The Hebrew word translated “distress” in Dan. 12:1, is tsarah. Gesenius Lexicon says the word means “pressure, tightness,” but its primary meaning is “a female adversary, enemy, rival.”

This is an interesting nuance, because this forms the background for the entire book of Revelation, where we see the rivalry between the true Bride and the Harlot counterfeit. In Revelation 12 Michael overthrows the dragon in order to help the true Bride, who is described as “a woman clothed with the sun” (Rev. 12:1).

The true Bride gives birth “to a son, a male child, who is to rule all the nations” (Rev. 12:5). The counterfeit Harlot bride has no such son. Only the true Bride can fulfill the prophecies of the manifested Sons of God. Whereas some argue that the true Bride is a race of people, based on genealogy from Abraham, Paul makes it clear that children of the flesh are not the sons who inherit the Kingdom. One must be begotten with imperishable (immortal) seed from the Heavenly Father (1 Peter 1:23-25). Those who are begotten merely by corruptible, perishable seed from the first Adam are the rivals of the true Bride.

This rivalry is what brings about the “distress,” or “tribulation.” In prophetic terms, it is the rivalry between the two Jerusalems—earthly and heavenly. In order to resolve this conflict, it is necessary, Paul says, to “cast out the bondwoman and her son” (Gal. 4:30). Both Isaiah and Jeremiah indicate that the earthly Jerusalem will be cast out when God destroys the city. In this way, the New Jerusalem, the true Bride, will be vindicated, and men will cease to consider the old Jerusalem as their spiritual “mother.”

Dan. 12:1, then, transitions us from the time of Antiochus to the end of the age. The transition is established by three historical fulfillments of the prophecies of the time of distress, first under the Greek empire, secondly under Rome, and finally at the end when Jerusalem is destroyed as the potter’s vessel that cannot again be repaired.

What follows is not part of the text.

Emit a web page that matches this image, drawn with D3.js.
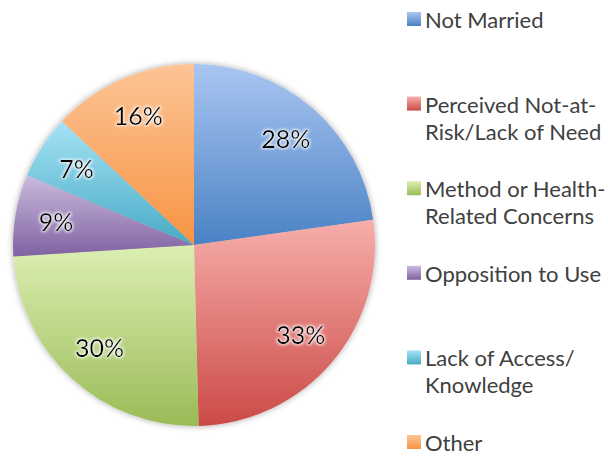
<!DOCTYPE html>
<html>
<head>
<meta charset="utf-8">
<script src="https://cdn.jsdelivr.net/npm/d3@7"></script>
<style>
    body { margin: 0; background: #fff; }
    text { font-family: Lato, "Open Sans", sans-serif; }
</style>
</head>
<body>
<div id="chart"></div>
<script>
(function() {
    // data (labels show these numbers, slices are sized by them)
    var categories = ["Not Married", "Perceived Not-at-Risk/Lack of Need", "Method or Health-Related Concerns",
        "Opposition to Use", "Lack of Access/Knowledge", "Other"];
    var legendLines = [["Not Married"], ["Perceived Not-at-", "Risk/Lack of Need"], ["Method or Health-", "Related Concerns"],
        ["Opposition to Use"], ["Lack of Access/", "Knowledge"], ["Other"]];
    var values = [28, 33, 30, 9, 7, 16];
    var colorsTop = ["#aac6f2", "#f7aeab", "#dcefb3", "#cbbbde", "#a6e3f6", "#fdc495"];
    var colorsBottom = ["#4a82c4", "#cb4a46", "#9abb57", "#7f62a1", "#47aac4", "#f79443"];

    var width = 608, height = 456;
    var cx = 194, cy = 245, radius = 181;

    var svg = d3.select("#chart")
        .append("svg")
        .attr("width", width)
        .attr("height", height);

    var defs = svg.append("defs");

    categories.forEach(function(c, i) {
        var g = defs.append("linearGradient")
            .attr("id", "grad" + i)
            .attr("x1", 0).attr("y1", 0)
            .attr("x2", 0).attr("y2", 1);
        g.append("stop").attr("offset", "0%").attr("stop-color", colorsTop[i]);
        g.append("stop").attr("offset", "100%").attr("stop-color", colorsBottom[i]);
    });

    var shadow = defs.append("filter").attr("id", "shadow")
        .attr("x", "-10%").attr("y", "-10%").attr("width", "120%").attr("height", "120%");
    shadow.append("feGaussianBlur").attr("in", "SourceAlpha").attr("stdDeviation", 3).attr("result", "blur");
    shadow.append("feFlood").attr("flood-color", "#000").attr("flood-opacity", 0.35);
    shadow.append("feComposite").attr("in2", "blur").attr("operator", "in").attr("result", "sh");
    var merge = shadow.append("feMerge");
    merge.append("feMergeNode").attr("in", "sh");
    merge.append("feMergeNode").attr("in", "SourceGraphic");

    var glow = defs.append("filter").attr("id", "glow")
        .attr("x", "-20%").attr("y", "-20%").attr("width", "140%").attr("height", "140%");
    glow.append("feMorphology").attr("in", "SourceAlpha").attr("operator", "dilate").attr("radius", 1).attr("result", "d");
    glow.append("feGaussianBlur").attr("in", "d").attr("stdDeviation", 1.5).attr("result", "b");
    glow.append("feFlood").attr("flood-color", "#fff").attr("flood-opacity", 0.8);
    glow.append("feComposite").attr("in2", "b").attr("operator", "in").attr("result", "w");
    var gm = glow.append("feMerge");
    gm.append("feMergeNode").attr("in", "w");
    gm.append("feMergeNode").attr("in", "SourceGraphic");

    var pie = d3.pie().sort(null).value(d => d);
    var arcs = pie(values);

    var arc = d3.arc().innerRadius(0).outerRadius(radius);
    var labelArc = d3.arc().innerRadius(140).outerRadius(140);

    var g = svg.append("g")
        .attr("transform", "translate(" + cx + "," + cy + ")");

    g.append("g")
        .attr("filter", "url(#shadow)")
        .selectAll("path")
        .data(arcs)
        .enter().append("path")
        .attr("d", arc)
        .style("fill", (d, i) => "url(#grad" + i + ")");

    g.selectAll(".label")
        .data(arcs)
        .enter().append("text")
        .attr("class", "label")
        .attr("transform", d => "translate(" + labelArc.centroid(d) + ")")
        .attr("text-anchor", "middle")
        .attr("dy", "0.35em")
        .attr("filter", "url(#glow)")
        .style("font-size", "25px")
        .style("fill", "#000")
        .text(d => d.data + "%");

    // legend
    var legend = svg.append("g").attr("transform", "translate(407,0)");
    var item = legend.selectAll(".item")
        .data(categories)
        .enter().append("g")
        .attr("class", "item")
        .attr("transform", (d, i) => "translate(0," + (12 + i * 84.6) + ")");

    item.append("rect")
        .attr("width", 14)
        .attr("height", 14)
        .style("fill", (d, i) => "url(#grad" + i + ")");

    item.append("text")
        .attr("x", 18)
        .attr("y", 16)
        .style("font-size", "22px")
        .style("fill", "#404040")
        .selectAll("tspan")
        .data((d, i) => legendLines[i])
        .enter().append("tspan")
        .attr("x", 18)
        .attr("dy", (d, j) => j === 0 ? 0 : 27)
        .text(d => d);
})();
</script>
</body>
</html>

Finally, the interruption of the Greek empire from 163-63 B.C. made it imperative that the Prince of Greece would arise in 1914-1917 to finish his course on the earth to make up for that lost century. It appears that we are now approaching the time of distress at the end of the Age. This time will end when the bondwoman (Jerusalem) is cast out, and when the true Bride brings forth the New Creation Man in the manifestation of the Sons of God.